Two things about the Avanti II that I never liked--it lost the forward-rake of the Studebaker and the front wheel openings were shrunk somewhat, both of which had to do with getting the Chevy engine to fit under the hood. That, and as the years went by and they had to incorporate safety regulation stuff, some of the interior pieces started looking cheap to my eyes.As a relatively small independent, Studebaker had to take chances to positively differentiate itself in the marketplace. Nash had unique styling, good fuel economy, beds and compact cars. Hudson featured its unique step-down design, which gave it a competitive edge in road holding. Packard offered prestige, quality and comfort. Willys had the Jeep. I'm not sure what Kaiser-Frazer offered that was special, although the new- for-'52 Kaiser was a looker in its day. Studebaker differentiated itself with unique, ahead-of-its time styling, plus class leading fuel economy. I liked the styling of all the Studebakers, including the original Avanti (not the II). There wasn't even one post WWII model I didn't like.
Like most things Studebaker, the Avanti is a love-it or hate-it design, but I think the curved side glass, bodyside tuck-under, lack of superfluous decoration and honest-to-God bucket seats make it seem less dated than other cars you could buy in summer '62. And this from a guy who loves '62 Corvettes.
I vascillate about liking round or square-headlight Avantis better, but I'll take a turquoise one with blower and Powershift automatic (PRND21).

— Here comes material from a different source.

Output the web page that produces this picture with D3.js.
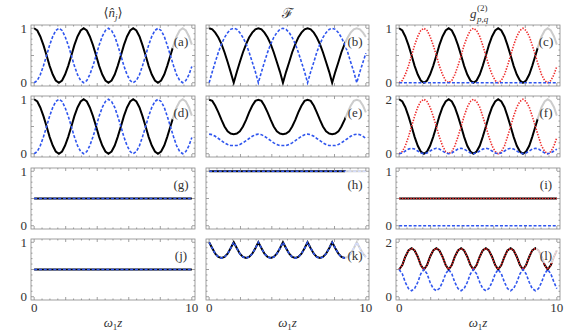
<!DOCTYPE html>
<html>
<head>
<meta charset="utf-8">
<script src="https://cdn.jsdelivr.net/npm/d3@7"></script>
<style>
  body { margin: 0; background: #fff; }
  text { font-family: 'Liberation Serif', 'DejaVu Serif', serif; fill: #333; }
</style>
</head>
<body>
<div id="chart"></div>
<script>
// sample positions along omega_1 z
const xs = [0, 0.2, 0.39, 0.59, 0.79, 0.98, 1.18, 1.37, 1.57, 1.77, 1.96, 2.16, 2.36, 2.55, 2.75, 2.95,
  3.14, 3.34, 3.53, 3.73, 3.93, 4.12, 4.32, 4.52, 4.71, 4.91, 5.11, 5.3, 5.5, 5.69, 5.89, 6.09,
  6.28, 6.48, 6.68, 6.87, 7.07, 7.26, 7.46, 7.66, 7.85, 8.05, 8.25, 8.44, 8.64, 8.84, 9.03, 9.23,
  9.42, 9.62, 9.82, 10];
const xFlat = [0, 10];

// <n_j> panels (a), (d) and g2 panel (c)
const nBlack = [1, .96, .85, .69, .5, .31, .15, .04, 0, .04, .15, .31, .5, .69, .85, .96,
  1, .96, .85, .69, .5, .31, .15, .04, 0, .04, .15, .31, .5, .69, .85, .96,
  1, .96, .85, .69, .5, .31, .15, .04, 0, .04, .15, .31, .5, .69, .85, .96,
  1, .96, .85, .70];
const nBlue = [0, .04, .15, .31, .5, .69, .85, .96, 1, .96, .85, .69, .5, .31, .15, .04,
  0, .04, .15, .31, .5, .69, .85, .96, 1, .96, .85, .69, .5, .31, .15, .04,
  0, .04, .15, .31, .5, .69, .85, .96, 1, .96, .85, .69, .5, .31, .15, .04,
  0, .04, .15, .30];

// fidelity panel (b)
const bBlack = [1, .98, .92, .83, .71, .56, .38, .2, 0, .2, .38, .56, .71, .83, .92, .98,
  1, .98, .92, .83, .71, .56, .38, .2, 0, .2, .38, .56, .71, .83, .92, .98,
  1, .98, .92, .83, .71, .56, .38, .2, 0, .2, .38, .56, .71, .83, .92, .98,
  1, .98, .92, .84];
const bBlue = [0, .2, .38, .56, .71, .83, .92, .98, 1, .98, .92, .83, .71, .56, .38, .2,
  0, .2, .38, .56, .71, .83, .92, .98, 1, .98, .92, .83, .71, .56, .38, .2,
  0, .2, .38, .56, .71, .83, .92, .98, 1, .98, .92, .83, .71, .56, .38, .2,
  0, .2, .38, .54];

// fidelity panel (e)
const eBlack = [.99, .97, .88, .76, .62, .5, .41, .37, .36, .37, .41, .5, .62, .76, .88, .97,
  .99, .97, .88, .76, .62, .5, .41, .37, .36, .37, .41, .5, .62, .76, .88, .97,
  .99, .97, .88, .76, .62, .5, .41, .37, .36, .37, .41, .5, .62, .76, .88, .97,
  .99, .97, .88, .76];
const eBlue = [.36, .35, .32, .28, .24, .2, .17, .15, .15, .15, .17, .2, .24, .28, .32, .35,
  .36, .35, .32, .28, .24, .2, .17, .15, .15, .15, .17, .2, .24, .28, .32, .35,
  .36, .35, .32, .28, .24, .2, .17, .15, .15, .15, .17, .2, .24, .28, .32, .35,
  .36, .35, .32, .28];

// g2 panel (f)
const fBlack = [2, 1.92, 1.71, 1.38, 1, .62, .29, .08, 0, .08, .29, .62, 1, 1.38, 1.71, 1.92,
  2, 1.92, 1.71, 1.38, 1, .62, .29, .08, 0, .08, .29, .62, 1, 1.38, 1.71, 1.92,
  2, 1.92, 1.71, 1.38, 1, .62, .29, .08, 0, .08, .29, .62, 1, 1.38, 1.71, 1.92,
  2, 1.92, 1.71, 1.40];
const fRed = [0, .08, .29, .62, 1, 1.38, 1.71, 1.92, 2, 1.92, 1.71, 1.38, 1, .62, .29, .08,
  0, .08, .29, .62, 1, 1.38, 1.71, 1.92, 2, 1.92, 1.71, 1.38, 1, .62, .29, .08,
  0, .08, .29, .62, 1, 1.38, 1.71, 1.92, 2, 1.92, 1.71, 1.38, 1, .62, .29, .08,
  0, .08, .29, .60];
const fBlue = [0, .03, .1, .17, .2, .17, .1, .03, 0, .03, .1, .17, .2, .17, .1, .03,
  0, .03, .1, .17, .2, .17, .1, .03, 0, .03, .1, .17, .2, .17, .1, .03,
  0, .03, .1, .17, .2, .17, .1, .03, 0, .03, .1, .17, .2, .17, .1, .03,
  0, .03, .1, .17];

// fidelity panel (k)
const kCurve = [1, .89, .79, .73, .71, .73, .79, .89, 1, .89, .79, .73, .71, .73, .79, .89,
  1, .89, .79, .73, .71, .73, .79, .89, 1, .89, .79, .73, .71, .73, .79, .89,
  1, .89, .79, .73, .71, .73, .79, .89, 1, .89, .79, .73, .71, .73, .79, .89,
  1, .89, .79, .73];

// g2 panel (l)
const lUp = [1, 1.16, 1.47, 1.7, 1.78, 1.7, 1.47, 1.16, 1, 1.16, 1.47, 1.7, 1.78, 1.7, 1.47, 1.16,
  1, 1.16, 1.47, 1.7, 1.78, 1.7, 1.47, 1.16, 1, 1.16, 1.47, 1.7, 1.78, 1.7, 1.47, 1.16,
  1, 1.16, 1.47, 1.7, 1.78, 1.7, 1.47, 1.16, 1, 1.16, 1.47, 1.7, 1.78, 1.7, 1.47, 1.16,
  1, 1.16, 1.47, 1.7];
const lDown = [1, .84, .53, .3, .22, .3, .53, .84, 1, .84, .53, .3, .22, .3, .53, .84,
  1, .84, .53, .3, .22, .3, .53, .84, 1, .84, .53, .3, .22, .3, .53, .84,
  1, .84, .53, .3, .22, .3, .53, .84, 1, .84, .53, .3, .22, .3, .53, .84,
  1, .84, .53, .3];

// flat panels (g)-(j)
const half = [0.5, 0.5];
const one = [1, 1];
const zero = [0, 0];

const xTickLabels = [0, 10];

// Layout
const W = 575, H = 335;
const cols = [{ x0: 31, x1: 195 }, { x0: 206, x1: 369 }, { x0: 396, x1: 560 }];
const rows = [{ y0: 25, y1: 86 }, { y0: 96, y1: 157 }, { y0: 168, y1: 229 }, { y0: 239, y1: 300 }];

const styles = {
  black: { stroke: '#000', width: 2, dash: null },
  red: { stroke: '#ee2b2b', width: 1.6, dash: '1.4,1.4' },
  blue: { stroke: '#2f55ee', width: 1.6, dash: '3,1.8' }
};

const panels = [
  { id: 'a', r: 0, c: 0, ymax: 1, lines: [[xs, nBlack, 'black'], [xs, nBlue, 'blue']] },
  { id: 'b', r: 0, c: 1, ymax: 1, lines: [[xs, bBlack, 'black'], [xs, bBlue, 'blue']] },
  { id: 'c', r: 0, c: 2, ymax: 1, lines: [[xs, nBlack, 'black'], [xs, nBlue, 'red'], [xFlat, zero, 'blue']] },
  { id: 'd', r: 1, c: 0, ymax: 1, lines: [[xs, nBlack, 'black'], [xs, nBlue, 'blue']] },
  { id: 'e', r: 1, c: 1, ymax: 1, lines: [[xs, eBlack, 'black'], [xs, eBlue, 'blue']] },
  { id: 'f', r: 1, c: 2, ymax: 2, lines: [[xs, fBlack, 'black'], [xs, fRed, 'red'], [xs, fBlue, 'blue']] },
  { id: 'g', r: 2, c: 0, ymax: 1, lines: [[xFlat, half, 'black'], [xFlat, half, 'blue']] },
  { id: 'h', r: 2, c: 1, ymax: 1, lines: [[xFlat, one, 'black'], [xFlat, one, 'blue']] },
  { id: 'i', r: 2, c: 2, ymax: 1, lines: [[xFlat, half, 'black'], [xFlat, half, 'red'], [xFlat, zero, 'blue']] },
  { id: 'j', r: 3, c: 0, ymax: 1, lines: [[xFlat, half, 'black'], [xFlat, half, 'blue']] },
  { id: 'k', r: 3, c: 1, ymax: 1, lines: [[xs, kCurve, 'black'], [xs, kCurve, 'blue']] },
  { id: 'l', r: 3, c: 2, ymax: 2, lines: [[xs, lUp, 'black'], [xs, lUp, 'red'], [xs, lDown, 'blue']] }
];

const svg = d3.select('#chart').append('svg')
  .attr('width', W).attr('height', H);

panels.forEach(p => {
  const col = cols[p.c], row = rows[p.r];
  const x = d3.scaleLinear().domain([-0.2, 10.2]).range([col.x0, col.x1]);
  const pad = 0.06 * p.ymax;
  const y = d3.scaleLinear().domain([-pad, p.ymax + pad]).range([row.y1, row.y0]);
  const g = svg.append('g');

  // curves
  const line = d3.line().x(d => x(d[0])).y(d => y(d[1]));
  p.lines.forEach(([xv, yv, s]) => {
    const st = styles[s];
    g.append('path')
      .datum(xv.map((v, i) => [v, yv[i]]))
      .attr('d', line)
      .attr('fill', 'none')
      .attr('stroke', st.stroke)
      .attr('stroke-width', st.width)
      .attr('stroke-dasharray', st.dash);
  });

  // panel label over a translucent box
  g.append('rect')
    .attr('x', col.x1 - 24).attr('y', row.y0 + 1)
    .attr('width', 22).attr('height', 23)
    .attr('rx', 4)
    .attr('fill', '#fff').attr('fill-opacity', 0.8);
  g.append('text')
    .attr('x', col.x1 - 14).attr('y', row.y0 + 21)
    .attr('text-anchor', 'middle')
    .attr('font-size', 13)
    .text(`(${p.id})`);

  // frame with inward ticks
  const fr = svg.append('g').attr('stroke', '#888').attr('stroke-width', 0.8);
  fr.append('rect')
    .attr('x', col.x0).attr('y', row.y0)
    .attr('width', col.x1 - col.x0).attr('height', row.y1 - row.y0)
    .attr('fill', 'none');
  d3.range(0, 10.01, 0.5).forEach(t => {
    const len = t % 2 === 0 ? 3 : 1.5;
    fr.append('line').attr('x1', x(t)).attr('x2', x(t)).attr('y1', row.y1).attr('y2', row.y1 - len);
    fr.append('line').attr('x1', x(t)).attr('x2', x(t)).attr('y1', row.y0).attr('y2', row.y0 + len);
  });
  const ystep = p.ymax / 10;
  d3.range(0, 11).forEach(i => {
    const len = i % 5 === 0 ? 3 : 1.5;
    const yy = y(i * ystep);
    fr.append('line').attr('x1', col.x0).attr('x2', col.x0 + len).attr('y1', yy).attr('y2', yy);
    fr.append('line').attr('x1', col.x1).attr('x2', col.x1 - len).attr('y1', yy).attr('y2', yy);
  });

  // y tick labels on outer columns
  if (p.c !== 1) {
    [0, p.ymax].forEach(v => {
      svg.append('text')
        .attr('x', col.x0 - 4).attr('y', y(v) + 4.5)
        .attr('text-anchor', 'end')
        .attr('font-size', 13)
        .text(v);
    });
  }
  // x tick labels on bottom row
  if (p.r === 3) {
    xTickLabels.forEach(v => {
      svg.append('text')
        .attr('x', x(v)).attr('y', row.y1 + 12)
        .attr('text-anchor', 'middle')
        .attr('font-size', 13)
        .text(v);
    });
  }
});

// column titles
const cx = cols.map(c => (c.x0 + c.x1) / 2);
const t1 = svg.append('text').attr('x', cx[0]).attr('y', 17)
  .attr('text-anchor', 'middle').attr('font-size', 13);
t1.append('tspan').text('\u27E8');
t1.append('tspan').attr('font-style', 'italic').text('n\u0302');
t1.append('tspan').attr('font-style', 'italic').attr('font-size', 9).attr('dy', 3).text('j');
t1.append('tspan').attr('dy', -3).text('\u27E9');

svg.append('text').attr('x', cx[1]).attr('y', 18)
  .attr('text-anchor', 'middle').attr('font-size', 14)
  .text('\u2131');

svg.append('text').attr('x', cx[2] - 8).attr('y', 18)
  .attr('font-size', 13).attr('font-style', 'italic').text('g');
svg.append('text').attr('x', cx[2] - 1).attr('y', 11)
  .attr('font-size', 9).text('(2)');
svg.append('text').attr('x', cx[2] - 1).attr('y', 22)
  .attr('font-size', 9).attr('font-style', 'italic').text('p,q');

// x axis labels
cx.forEach(c => {
  const t = svg.append('text').attr('x', c).attr('y', 327)
    .attr('text-anchor', 'middle').attr('font-size', 13);
  t.append('tspan').attr('font-style', 'italic').text('\u03C9');
  t.append('tspan').attr('font-size', 9).attr('dy', 3).text('1');
  t.append('tspan').attr('font-style', 'italic').attr('dy', -3).text('z');
});
</script>
</body>
</html>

A Facebook friend of mine, whom I've not met, posted a pic yesterday of him talking with Jerry Seinfeld. Apparently Jerry will be driving the guy's original, low-mileage Studebaker Avanti on the show "Comedians in Cars Getting Coffee".

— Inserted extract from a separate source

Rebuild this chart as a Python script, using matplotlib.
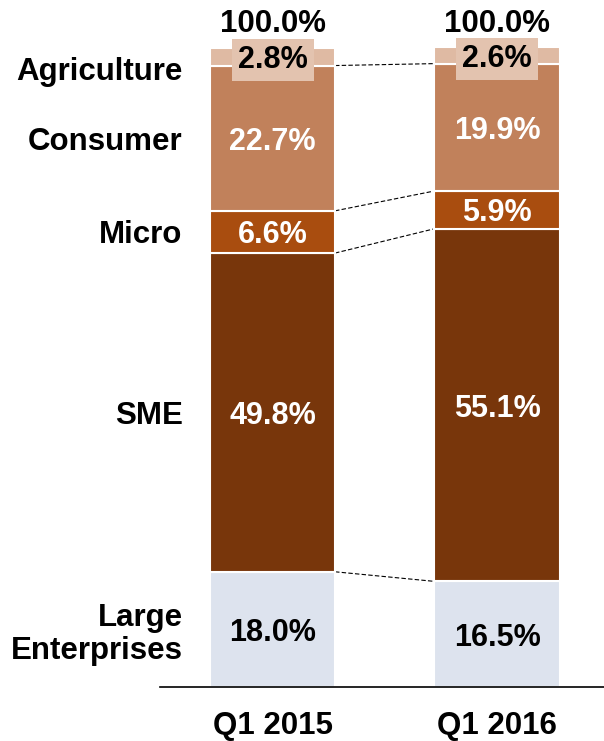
import matplotlib.pyplot as plt
import numpy as np

plt.rcParams['font.family'] = ['Liberation Sans', 'DejaVu Sans']

periods = ['Q1 2015', 'Q1 2016']
segments = ['Large\nEnterprises', 'SME', 'Micro', 'Consumer', 'Agriculture']
large = [18.0, 16.5]
sme = [49.8, 55.1]
micro = [6.6, 5.9]
consumer = [22.7, 19.9]
agriculture = [2.8, 2.6]
totals = ['100.0%', '100.0%']

colors = ['#dde3ee', '#78360b', '#a94d0f', '#c1815b', '#dfbaa3']
text_colors = ['black', 'white', 'white', 'white', 'black']

fig = plt.figure(figsize=(6.04, 7.41), dpi=100)
ax = fig.add_axes([0.265, 0.0729, 0.735, 0.8637])

x = np.arange(len(periods))
width = 0.557
series = [large, sme, micro, consumer, agriculture]
bottom = np.zeros(len(periods))
tops = []
for vals, col, tcol in zip(series, colors, text_colors):
    vals = np.array(vals)
    ax.bar(x, vals, width, bottom=bottom, color=col, edgecolor='white',
           linewidth=1.5, zorder=2)
    for xi, b, v in zip(x, bottom, vals):
        kw = {}
        if col == colors[-1]:
            kw['bbox'] = dict(boxstyle='square,pad=0.2', fc='#e3c3af', ec='none')
        ax.text(xi, b + v / 2, f'{v:.1f}%', ha='center', va='center_baseline',
                fontsize=22, fontweight='bold', color=tcol, zorder=3, **kw)
    bottom = bottom + vals
    tops.append(bottom.copy())

# dashed connectors between the two bars at each segment boundary
for t in tops[:-1]:
    ax.plot([x[0] + width / 2, x[1] - width / 2], [t[0], t[1]],
            color='black', linestyle=(0, (4, 2)), linewidth=0.8, zorder=1)

for xi, lbl in zip(x, totals):
    ax.text(xi, 104.1, lbl, ha='center', va='center_baseline', fontsize=22.5,
            fontweight='bold')

# segment names on the left, next to the first bar
label_y = [large[0] / 2, large[0] + sme[0] / 2,
           large[0] + sme[0] + micro[0] / 2,
           large[0] + sme[0] + micro[0] + consumer[0] / 2, 96.7]
for name, y in zip(segments, label_y):
    ax.text(-0.40, y, name, ha='right', va='center_baseline', fontsize=22.5,
            fontweight='bold', linespacing=1.15, clip_on=False)

ax.set_xlim(-0.501, 1.4766)
ax.set_ylim(0, 100)
ax.set_xticks(x)
ax.set_xticklabels(periods, fontsize=22.5, fontweight='bold')
ax.tick_params(axis='x', length=0, pad=17)
ax.set_yticks([])
for s in ['top', 'right', 'left']:
    ax.spines[s].set_visible(False)
ax.spines['bottom'].set_linewidth(1.2)
ax.spines['bottom'].set_zorder(4)

fig.savefig('out.png', dpi=100)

A good friend of mine, not really a car guy per se but is retired and can afford it, has been looking at earnest at '63 and '64 Rivieras and sending me links to every one he's interested in. I like the '65 better (some unnecessary trim removed and those inboard headlights moved behind the clamshells), but I think he's concerned about clamshells so hasn't been looking at '65's. As I've noted before, one can buy a very nice early Riv for probably $20K...I mean, a really nice one. He's on the cusp of getting a red-on-red '63. I'm excited for him--easy to do when it's somebody else's money! LOL
I wonder how Tesla's reliability compares with the BMW's and Nissan's EVs?...

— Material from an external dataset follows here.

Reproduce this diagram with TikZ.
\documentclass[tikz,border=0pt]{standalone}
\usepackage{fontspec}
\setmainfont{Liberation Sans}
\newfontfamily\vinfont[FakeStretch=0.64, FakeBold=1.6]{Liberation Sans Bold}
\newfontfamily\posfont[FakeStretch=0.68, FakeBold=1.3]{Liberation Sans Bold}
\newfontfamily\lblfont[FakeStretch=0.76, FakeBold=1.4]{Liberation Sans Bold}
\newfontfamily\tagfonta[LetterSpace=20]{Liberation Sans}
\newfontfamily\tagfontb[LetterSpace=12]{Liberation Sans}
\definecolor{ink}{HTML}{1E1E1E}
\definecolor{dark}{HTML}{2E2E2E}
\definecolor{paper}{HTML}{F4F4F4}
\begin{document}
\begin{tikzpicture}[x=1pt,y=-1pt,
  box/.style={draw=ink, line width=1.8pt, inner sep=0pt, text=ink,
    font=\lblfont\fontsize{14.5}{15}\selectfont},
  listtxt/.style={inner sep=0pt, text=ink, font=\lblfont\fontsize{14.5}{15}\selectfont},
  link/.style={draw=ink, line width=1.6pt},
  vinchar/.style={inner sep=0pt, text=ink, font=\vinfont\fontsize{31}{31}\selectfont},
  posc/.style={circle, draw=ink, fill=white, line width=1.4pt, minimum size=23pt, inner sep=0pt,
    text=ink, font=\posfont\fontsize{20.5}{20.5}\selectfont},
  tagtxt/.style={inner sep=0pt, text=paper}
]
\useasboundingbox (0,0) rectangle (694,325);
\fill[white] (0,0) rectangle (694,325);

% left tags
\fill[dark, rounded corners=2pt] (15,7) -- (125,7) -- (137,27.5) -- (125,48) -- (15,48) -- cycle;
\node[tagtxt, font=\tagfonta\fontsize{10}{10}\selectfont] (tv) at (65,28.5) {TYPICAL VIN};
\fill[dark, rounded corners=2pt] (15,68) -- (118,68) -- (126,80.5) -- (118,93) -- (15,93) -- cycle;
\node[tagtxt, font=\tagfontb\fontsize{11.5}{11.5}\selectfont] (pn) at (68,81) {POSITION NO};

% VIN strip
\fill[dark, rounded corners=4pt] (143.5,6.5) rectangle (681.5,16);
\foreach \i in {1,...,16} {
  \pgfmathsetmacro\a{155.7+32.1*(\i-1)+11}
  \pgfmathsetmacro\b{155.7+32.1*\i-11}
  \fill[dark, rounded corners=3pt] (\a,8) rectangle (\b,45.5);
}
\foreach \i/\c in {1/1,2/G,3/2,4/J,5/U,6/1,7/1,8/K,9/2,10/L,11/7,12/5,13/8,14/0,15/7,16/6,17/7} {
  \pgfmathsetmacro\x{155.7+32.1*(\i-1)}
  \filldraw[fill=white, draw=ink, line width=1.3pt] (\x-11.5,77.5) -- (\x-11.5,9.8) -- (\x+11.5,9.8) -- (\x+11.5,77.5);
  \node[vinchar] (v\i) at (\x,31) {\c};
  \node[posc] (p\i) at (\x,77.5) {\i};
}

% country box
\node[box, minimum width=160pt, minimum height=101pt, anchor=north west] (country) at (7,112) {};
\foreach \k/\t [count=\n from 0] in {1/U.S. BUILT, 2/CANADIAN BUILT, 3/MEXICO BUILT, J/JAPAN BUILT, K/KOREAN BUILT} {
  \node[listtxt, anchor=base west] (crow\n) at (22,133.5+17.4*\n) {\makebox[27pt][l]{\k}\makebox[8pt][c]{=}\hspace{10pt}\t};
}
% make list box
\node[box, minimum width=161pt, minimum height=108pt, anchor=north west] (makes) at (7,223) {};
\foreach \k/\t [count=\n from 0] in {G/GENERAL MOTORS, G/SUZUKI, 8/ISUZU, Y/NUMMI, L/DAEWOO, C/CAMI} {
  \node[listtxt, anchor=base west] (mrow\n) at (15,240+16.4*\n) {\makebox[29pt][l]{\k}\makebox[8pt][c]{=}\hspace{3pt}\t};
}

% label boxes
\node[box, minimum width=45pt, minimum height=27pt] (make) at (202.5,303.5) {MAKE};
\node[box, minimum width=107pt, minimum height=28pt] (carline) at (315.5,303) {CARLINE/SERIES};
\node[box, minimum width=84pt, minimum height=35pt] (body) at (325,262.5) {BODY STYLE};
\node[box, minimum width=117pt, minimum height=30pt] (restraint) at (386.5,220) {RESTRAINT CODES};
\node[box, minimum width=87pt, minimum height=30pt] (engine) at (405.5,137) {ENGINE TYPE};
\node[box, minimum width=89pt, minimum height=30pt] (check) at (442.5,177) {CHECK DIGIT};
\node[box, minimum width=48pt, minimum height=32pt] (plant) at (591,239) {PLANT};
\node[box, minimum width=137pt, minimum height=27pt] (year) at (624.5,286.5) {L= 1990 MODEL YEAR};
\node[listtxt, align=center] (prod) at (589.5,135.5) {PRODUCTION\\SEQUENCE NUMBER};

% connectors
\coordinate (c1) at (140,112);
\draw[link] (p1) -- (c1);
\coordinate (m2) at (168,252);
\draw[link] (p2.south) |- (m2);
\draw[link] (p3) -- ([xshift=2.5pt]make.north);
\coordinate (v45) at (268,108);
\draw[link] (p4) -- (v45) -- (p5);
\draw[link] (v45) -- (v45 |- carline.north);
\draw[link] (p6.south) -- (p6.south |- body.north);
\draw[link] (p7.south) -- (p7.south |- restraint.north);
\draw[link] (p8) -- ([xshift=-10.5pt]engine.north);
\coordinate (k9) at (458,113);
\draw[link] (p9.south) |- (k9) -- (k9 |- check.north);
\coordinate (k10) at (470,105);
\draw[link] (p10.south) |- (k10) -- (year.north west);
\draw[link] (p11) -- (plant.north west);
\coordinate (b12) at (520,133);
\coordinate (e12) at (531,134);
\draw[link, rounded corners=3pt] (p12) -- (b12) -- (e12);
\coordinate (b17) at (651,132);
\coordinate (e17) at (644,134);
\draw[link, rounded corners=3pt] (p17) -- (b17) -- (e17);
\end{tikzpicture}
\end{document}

It's 9:00 EST New Years Eve and I'm still on Edmunds. Geez, I need to get a life. Happy New Year everyone!
I know you're referring to the Taurus, but earlier the 1949 Ford also saved that company.
Of course, what we didn't know at the time was the massive corruption going on within the sales force of American Honda.Glad to see you mention that book. That was a very good book. I also enjoyed Bob Lutz's book, Car Guys Versus Bean Counters. Another book that was good is The Making of the Car That Saved Ford [Eric Taub].
"Arrogance and Accords" from Steve Lynch documented the whole thing from an insider's perspective.